Strangely the first Dominion adaptation is split between two production companies, neither with large filmographies at all. Toshiba Eizo Soft was mostly a distributor, only doing production on this or two pieces of a horror anime long forgotten despite the manga being well regarded, called Karura Mau, an enticing one of young female shaman dealing with supernatural forces, beginning with feature length story, and then followed by a six part straight-to-video series. Agent 21, who worked on these titles too, were producing more mostly straight to video work, including hentai, some action, and Dirty Pair: Flight 005 Conspiracy (1990) for that legendary franchise, as well as infamously Dark Cat (1991), a horror anime that is not well regarded. Judging from the time periods of their collecting, tiny filmographies, all their titles come from that golden age of eighties anime and the straight-to-video boom for the medium, with the sense that as time went on they could not last. This is not to mention the end of the eighties Japanese bubble economy expansion that allowed straight-to-video culture to flourish, including live action genre films, collapsed into the early nineties, and whilst studios could survive into the new decades, and straight-to-video work was still alive and healthy up to the Millennium, I suspect these two studios were casualties to the market. Director-writer Kōichi Mashimo however was able to keep going, even founding the studio Bee Train, with his career including a series of television action series with female protagonists capable in gun shootouts like Noir (2001), the first of these. Whilst he had not really directed much into the 2010s, effectively retiring with Bee Train not creating any more productions when he stopped, he had a prolonged career from the seventies over a good few decades that outlasted the studios behind this production.

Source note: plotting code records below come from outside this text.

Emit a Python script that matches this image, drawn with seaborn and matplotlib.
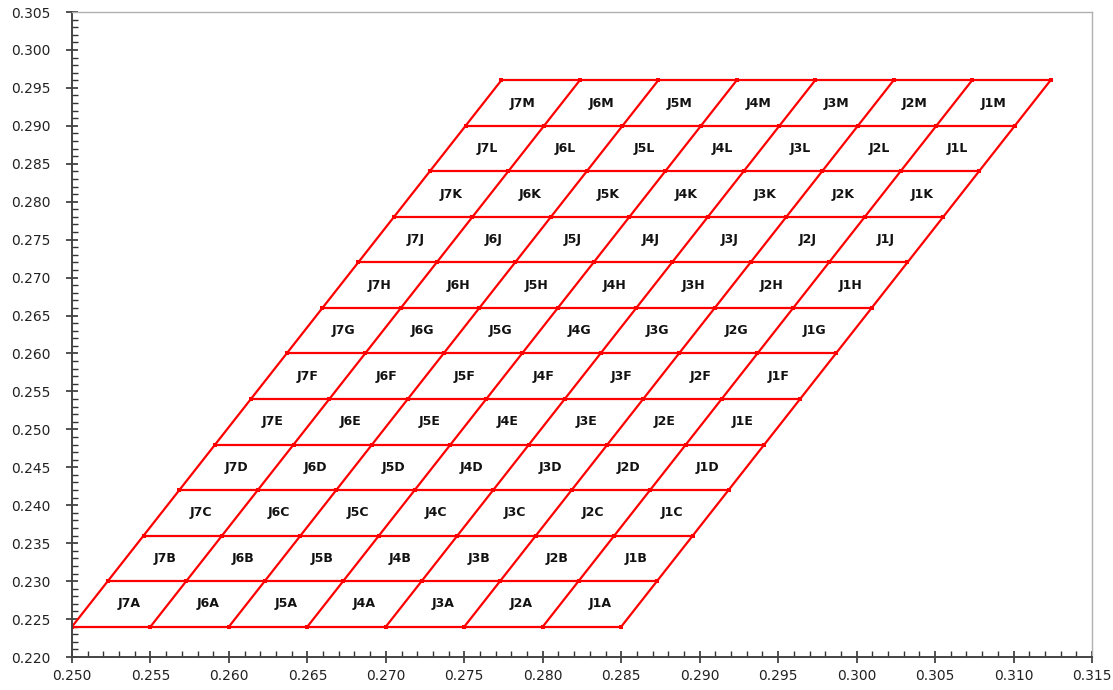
import numpy as np
import pandas as pd
import matplotlib
matplotlib.use("Agg")
import matplotlib.pyplot as plt
import seaborn as sns
from matplotlib.ticker import MultipleLocator, FormatStrFormatter

# grid
col_names = ["J7", "J6", "J5", "J4", "J3", "J2", "J1"]
row_names = ["A", "B", "C", "D", "E", "F", "G", "H", "J", "K", "L", "M"]
col_edges = [0.250, 0.255, 0.260, 0.265, 0.270, 0.275, 0.280, 0.285]  # bottom row x edges
row_edges = [0.224, 0.230, 0.236, 0.242, 0.248, 0.254, 0.260, 0.266,
             0.272, 0.278, 0.284, 0.290, 0.296]
row_shift = 0.00228  # x offset per row (slant)

sns.set_theme(style="white")
plt.rcParams["font.family"] = ["DejaVu Sans"]

fig, ax = plt.subplots(figsize=(11.13, 6.9), dpi=100)
fig.subplots_adjust(left=0.0647, right=0.9811, bottom=0.0478, top=0.9826)

# build segments
segs = []
sid = 0
for i, y in enumerate(row_edges):
    xs = [col_edges[0] + i * row_shift, col_edges[-1] + i * row_shift]
    for x in xs:
        segs.append({"seg": sid, "x": x, "y": y, "kind": "h"})
    sid += 1
for c in col_edges:
    for i, y in enumerate(row_edges):
        segs.append({"seg": sid, "x": c + i * row_shift, "y": y, "kind": "s"})
    sid += 1
lines = pd.DataFrame(segs)

sns.lineplot(data=lines[lines.kind == "h"], x="x", y="y", units="seg",
             estimator=None, sort=False, color="#ff0000", linewidth=1.6, ax=ax)
sns.lineplot(data=lines[lines.kind == "s"], x="x", y="y", units="seg",
             estimator=None, sort=False, color="#ff0000", linewidth=1.6,
             marker="s", markersize=2.5, markeredgewidth=0, ax=ax)

# cell labels
for r, rn in enumerate(row_names):
    yc = (row_edges[r] + row_edges[r + 1]) / 2
    for c, cn in enumerate(col_names):
        xc = (col_edges[c] + col_edges[c + 1]) / 2 + r * row_shift + row_shift / 2
        ax.text(xc, yc, cn + rn, ha="center", va="center", fontsize=9,
                fontweight="bold", color="#111111")

ax.set_xlim(0.250, 0.315)
ax.set_ylim(0.220, 0.305)
ax.set_xlabel("")
ax.set_ylabel("")
ax.xaxis.set_major_locator(MultipleLocator(0.005))
ax.xaxis.set_minor_locator(MultipleLocator(0.001))
ax.yaxis.set_major_locator(MultipleLocator(0.005))
ax.yaxis.set_minor_locator(MultipleLocator(0.001))
ax.xaxis.set_major_formatter(FormatStrFormatter("%.3f"))
ax.yaxis.set_major_formatter(FormatStrFormatter("%.3f"))
ax.tick_params(which="major", direction="inout", length=9, width=1.2,
               color="#333333", labelsize=10, labelcolor="#222222")
ax.tick_params(which="minor", direction="in", length=4, width=1, color="#333333")
ax.tick_params(axis="x", which="both", bottom=True, top=False, pad=4)
ax.tick_params(axis="y", which="both", left=True, right=False, pad=11)

for s in ["left", "bottom"]:
    ax.spines[s].set_color("#444444")
    ax.spines[s].set_linewidth(1.4)
for s in ["top", "right"]:
    ax.spines[s].set_color("#b0b0b0")
    ax.spines[s].set_linewidth(1.0)

fig.savefig("out.png", dpi=100)
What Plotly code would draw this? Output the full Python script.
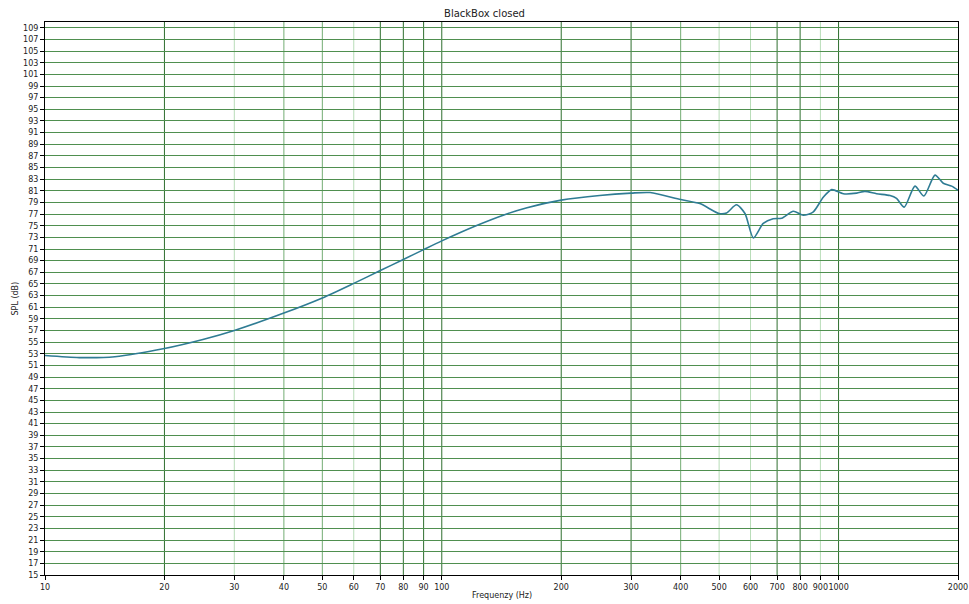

The set up for a wider world thankfully comes in New Dominion Tank Police, but already I get the sense this franchise could have been expanded further from the premise, which I think is a positive compliment to Dominion. Arguably one of the bigger reasons Dominion is obscurer now, alongside how significant Ghost in the Shell became in the West over other Masamune Shirow titles expect Appleseed, both in its animated adaptations but the original manga being a staple of the manga section of bookstores, is that this animated adaptation has not really being readily available. Lost to the online rips, and the Maiden Japan DVD release of the sequel long out of print in the USA, it is disappointing with the virtues it has that Dominion itself is not as readily available when it is very digestible and memorable.